### Problem details
Produce a word-for-word copy of the listing below without its pictures.

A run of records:
------------------------------
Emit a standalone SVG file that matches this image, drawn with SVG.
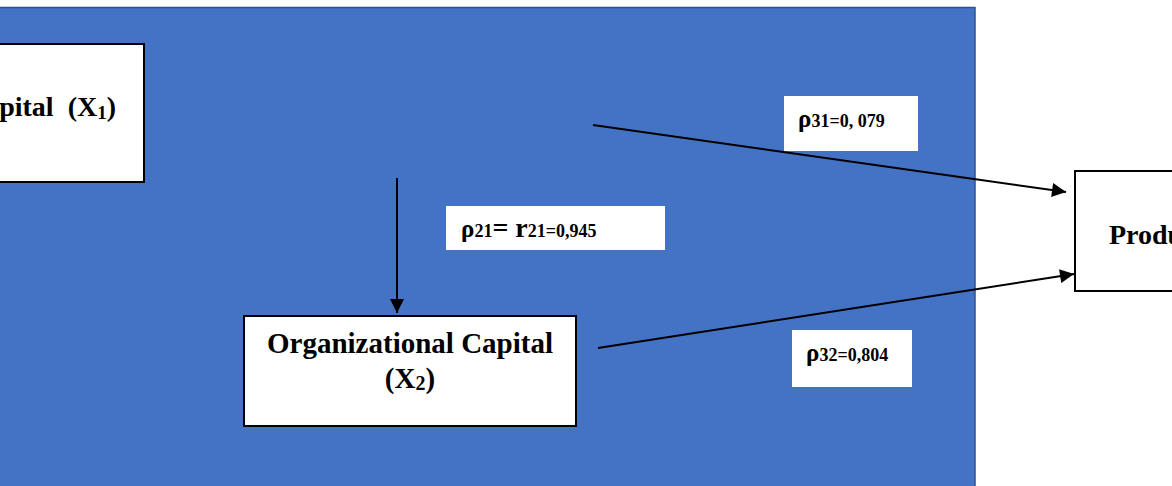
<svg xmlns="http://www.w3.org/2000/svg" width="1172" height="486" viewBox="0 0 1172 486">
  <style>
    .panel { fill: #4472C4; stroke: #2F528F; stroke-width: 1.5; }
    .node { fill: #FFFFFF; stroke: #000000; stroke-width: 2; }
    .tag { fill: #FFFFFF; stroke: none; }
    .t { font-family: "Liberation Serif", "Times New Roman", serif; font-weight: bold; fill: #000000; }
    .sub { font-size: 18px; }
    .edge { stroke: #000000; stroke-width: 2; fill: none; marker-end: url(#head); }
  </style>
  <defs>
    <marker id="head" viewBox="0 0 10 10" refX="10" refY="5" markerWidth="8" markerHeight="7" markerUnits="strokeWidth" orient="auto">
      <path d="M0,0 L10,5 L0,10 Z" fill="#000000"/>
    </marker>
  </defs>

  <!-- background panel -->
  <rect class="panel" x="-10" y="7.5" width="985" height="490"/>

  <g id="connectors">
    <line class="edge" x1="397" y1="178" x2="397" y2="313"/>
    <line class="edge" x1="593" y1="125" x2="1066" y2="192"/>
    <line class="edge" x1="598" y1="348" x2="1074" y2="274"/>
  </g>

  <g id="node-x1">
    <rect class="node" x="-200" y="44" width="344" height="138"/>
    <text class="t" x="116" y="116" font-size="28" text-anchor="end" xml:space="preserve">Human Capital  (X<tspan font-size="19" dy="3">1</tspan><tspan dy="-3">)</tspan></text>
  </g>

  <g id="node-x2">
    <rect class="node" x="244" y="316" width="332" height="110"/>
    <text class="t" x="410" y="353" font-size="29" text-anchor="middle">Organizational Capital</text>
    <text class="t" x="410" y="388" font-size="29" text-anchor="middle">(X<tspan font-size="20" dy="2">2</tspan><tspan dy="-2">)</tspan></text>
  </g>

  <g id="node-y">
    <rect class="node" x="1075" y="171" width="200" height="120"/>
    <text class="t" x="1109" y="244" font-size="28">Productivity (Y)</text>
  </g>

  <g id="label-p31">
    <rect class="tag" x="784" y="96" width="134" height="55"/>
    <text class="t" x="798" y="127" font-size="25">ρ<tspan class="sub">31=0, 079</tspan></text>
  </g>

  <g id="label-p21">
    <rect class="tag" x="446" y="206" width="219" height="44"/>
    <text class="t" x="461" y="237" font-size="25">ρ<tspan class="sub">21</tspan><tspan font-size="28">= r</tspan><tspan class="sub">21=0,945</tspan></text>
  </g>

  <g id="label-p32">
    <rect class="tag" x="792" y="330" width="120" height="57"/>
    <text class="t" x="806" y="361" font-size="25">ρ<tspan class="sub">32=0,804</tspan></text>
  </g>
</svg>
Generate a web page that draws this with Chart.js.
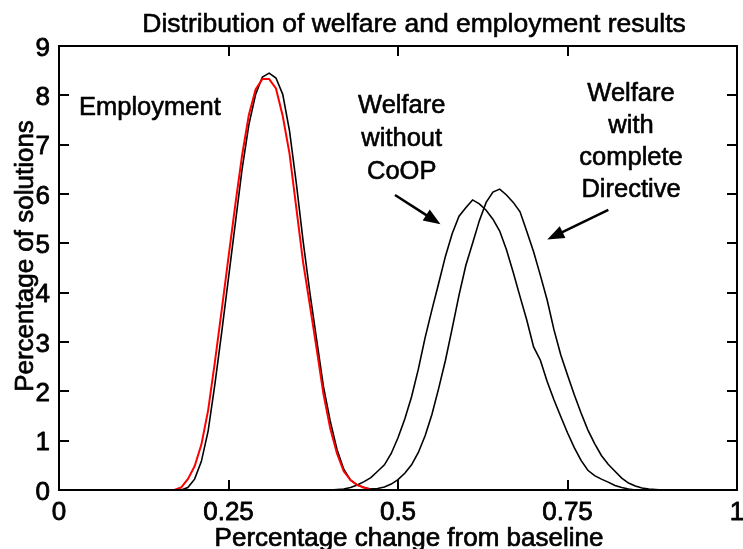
------------------------------
### Reply
Emit a standalone SVG file that matches this image, drawn with SVG.
<svg xmlns="http://www.w3.org/2000/svg" width="1172" height="486" viewBox="0 0 1172 486">
  <style>
    .panel { fill: #4472C4; stroke: #2F528F; stroke-width: 1.5; }
    .node { fill: #FFFFFF; stroke: #000000; stroke-width: 2; }
    .tag { fill: #FFFFFF; stroke: none; }
    .t { font-family: "Liberation Serif", "Times New Roman", serif; font-weight: bold; fill: #000000; }
    .sub { font-size: 18px; }
    .edge { stroke: #000000; stroke-width: 2; fill: none; marker-end: url(#head); }
  </style>
  <defs>
    <marker id="head" viewBox="0 0 10 10" refX="10" refY="5" markerWidth="8" markerHeight="7" markerUnits="strokeWidth" orient="auto">
      <path d="M0,0 L10,5 L0,10 Z" fill="#000000"/>
    </marker>
  </defs>

  <!-- background panel -->
  <rect class="panel" x="-10" y="7.5" width="985" height="490"/>

  <g id="connectors">
    <line class="edge" x1="397" y1="178" x2="397" y2="313"/>
    <line class="edge" x1="593" y1="125" x2="1066" y2="192"/>
    <line class="edge" x1="598" y1="348" x2="1074" y2="274"/>
  </g>

  <g id="node-x1">
    <rect class="node" x="-200" y="44" width="344" height="138"/>
    <text class="t" x="116" y="116" font-size="28" text-anchor="end" xml:space="preserve">Human Capital  (X<tspan font-size="19" dy="3">1</tspan><tspan dy="-3">)</tspan></text>
  </g>

  <g id="node-x2">
    <rect class="node" x="244" y="316" width="332" height="110"/>
    <text class="t" x="410" y="353" font-size="29" text-anchor="middle">Organizational Capital</text>
    <text class="t" x="410" y="388" font-size="29" text-anchor="middle">(X<tspan font-size="20" dy="2">2</tspan><tspan dy="-2">)</tspan></text>
  </g>

  <g id="node-y">
    <rect class="node" x="1075" y="171" width="200" height="120"/>
    <text class="t" x="1109" y="244" font-size="28">Productivity (Y)</text>
  </g>

  <g id="label-p31">
    <rect class="tag" x="784" y="96" width="134" height="55"/>
    <text class="t" x="798" y="127" font-size="25">ρ<tspan class="sub">31=0, 079</tspan></text>
  </g>

  <g id="label-p21">
    <rect class="tag" x="446" y="206" width="219" height="44"/>
    <text class="t" x="461" y="237" font-size="25">ρ<tspan class="sub">21</tspan><tspan font-size="28">= r</tspan><tspan class="sub">21=0,945</tspan></text>
  </g>

  <g id="label-p32">
    <rect class="tag" x="792" y="330" width="120" height="57"/>
    <text class="t" x="806" y="361" font-size="25">ρ<tspan class="sub">32=0,804</tspan></text>
  </g>
</svg>
Generate a web page that draws this with Chart.js.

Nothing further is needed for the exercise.